Snug in the open-air cockpit of Vanderhall Motor Works’ new single-seat Venice Speedster, I pull on protective goggles and become Sir Henry Birkin, one of the famed Bentley Boys, circa 1932. OK, so differences abound. Birkin set a lap record at England’s Brooklands circuit in his monoposto roadster, while I’m content to cruise leisurely along Southern California’s Pacific Coast Highway, roughly 20 miles north of the vehicle’s namesake town. And unlike the late racer’s history-making machine, the Venice Speedster—in Silver Vintage Metallic—has just three wheels.
“The reason we set out in the autocycle segment is because there are less design envelopes we need to work within,” says Vanderhall founder Steve Hall. “The category gives us a lot of freedom.” That sense of liberation also defines the ride sensation in Vanderhall’s offerings, making them perfect for sun-soaked spins. Perhaps that’s why the Utah-based company chose to name most of its line after West Coast communities (other models include the Laguna and Carmel).
Built off the same platform as the two-seat Venice, which debuted in 2017, the front-wheel-drive Speedster—priced starting at $26,950—comprises a proprietary tab-and-slot-constructed aluminum monocoque chassis covered in composite bodywork. The interior boasts aviator-style analog gauges, a Bluetooth-compatible 200-watt sound system, heated leather upholstery, and storage space about the size of a carry-on bag.
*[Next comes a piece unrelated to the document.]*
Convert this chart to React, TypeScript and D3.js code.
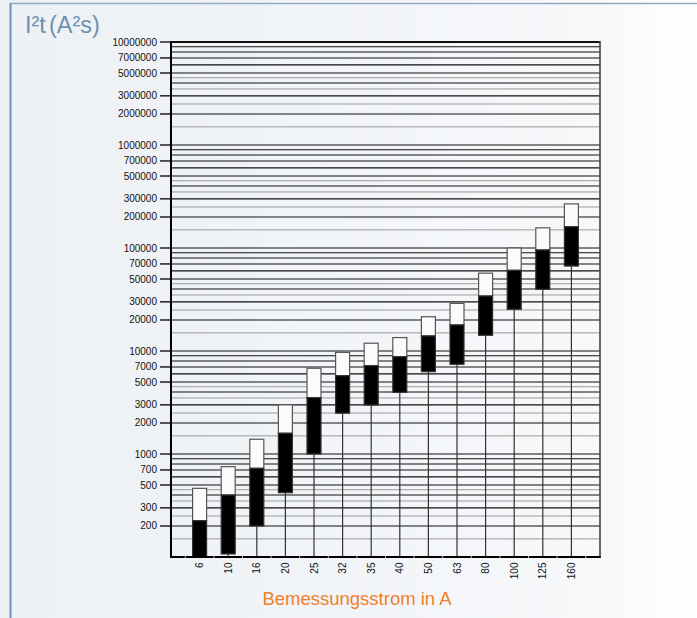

Propulsion comes from a 180 hp, General Motors 1.4-liter turbocharged four-cylinder engine (producing 185 ft lbs of torque) paired with a Hydra-Matic 6T40 six-speed automatic transmission with torque converter.
The power-train combination can take the 1,355-pound (dry weight) trike from zero to 60 in 4.5 seconds before maxing out at 137 mph. But, unless you’re the next Formula 1 phenom, that top speed should remain hypothetical. Despite performance enhancements that include antilock brakes, traction control, and a fine-tuned suspension with coil-over shocks, the Speedster is more susceptible to road imperfections and hazards because of its wheel configuration and its ground clearance of only 4.5 inches (overall height is just shy of 4 feet).
The turbochargers elicit a high-pitched hiss as I accelerate on to the 10 Freeway toward West Los Angeles and try to ignore the fact that the low, raked windscreen offers little protection from road debris or bugs. My vulnerability is palpable, creating a heightened state of alert that is the antithesis of what those in surrounding cars are feeling as they sip lattes and listen to podcasts. And that’s what makes the Venice Speedster so special. At a time when autonomous driving technology seems to be taking over, this is motoring made more visceral, intimate, and daring.